На выходе из здания НКВД писательницу встретили ее родители, художник Иосиф Гинзбург и подруга Ольга Невзглядова.
После освобождения Любарская встретилась с Тамарой Габбе, которую выпустили из-под ареста еще в 1937-м. Оказалось, что брат Габбе Михаил был связан с НКВД. Однако как именно, писательница не смогла выяснить.
— Как давно всё это было. А я снова и снова возвращаюсь в то далекое прошлое. Я вспоминаю, как однажды — это было в конце 39-го или начале 40-го года, уже после моего освобождения, — рассказывая Лидии Корнеевне Чуковской о тюрьме, я сказала: «Мне хотелось бы, чтобы об этом времени написал поэт. Будет написано много — и проза, и воспоминания, сохранятся дневники. Может быть, и я что-нибудь сумею… Но мне кажется, что только в слове поэта люди ощутят тот смертоносный воздух, которым дышали мы в 37-м…» Лида остановила меня: «Это слово уже сказано». И прочла мне наизусть «Реквием» Анны Ахматовой. Тогда его даже записывать было нельзя.
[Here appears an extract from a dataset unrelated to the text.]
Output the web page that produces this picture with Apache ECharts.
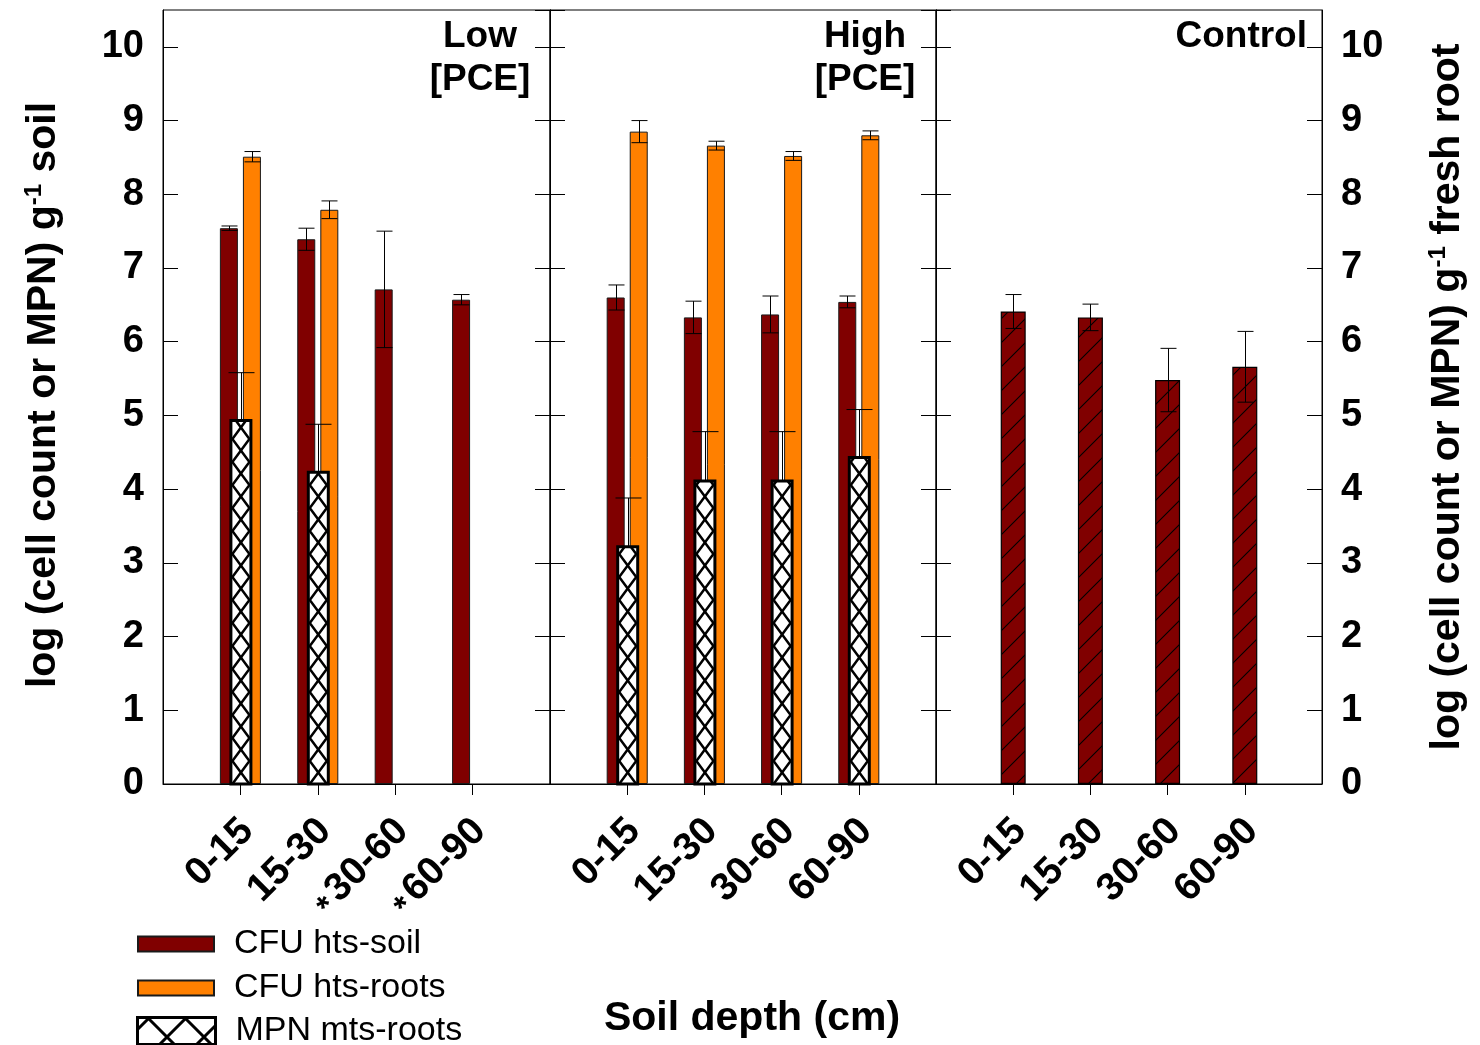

И вот прошло полвека. Выросло не одно поколение людей, для которых 37-й год (длившийся еще много лет) — только цифра в быстротекущем времени. Был когда-то Нерон, был Иван Грозный, был Сталин. Зачем вспоминать то, что было? Зачем снова об этом говорить?
Из всех сотрудников и авторов Детгиза, арестованных в 30-е годы, из тюрьмы освободили только двоих — Александру Любарскую и Тамару Габбе. Поэта Николая Олейникова и редактора Сергея Безбородова расстреляли 24 ноября 1937 года. Писателя Николая Спиридонова расстреляли 14 апреля 1938-го. Еще минимум семь человек, работавших с Детгизом, погибли из-за репрессий.
Как выяснил историк репрессий Анатолий Разумов, следователя Петра Слепнева 1 апреля 1938 года уволили из НКВД, а 10 апреля допрашивали по жалобам Любарской, но не осудили. Слепнев прошел войну в качестве рядового, а после работал заместителем начальника литейного цеха Ленинградского карбюраторного завода. В 1955 году он признал, что в 1937 году пытал обвиняемых.
Александра Любарская пережила в Ленинграде блокаду – работала редактором детских передач на радио. В 1947 году стала членом Союза писателей. Она прожила 94 года и умерла в 2002 году.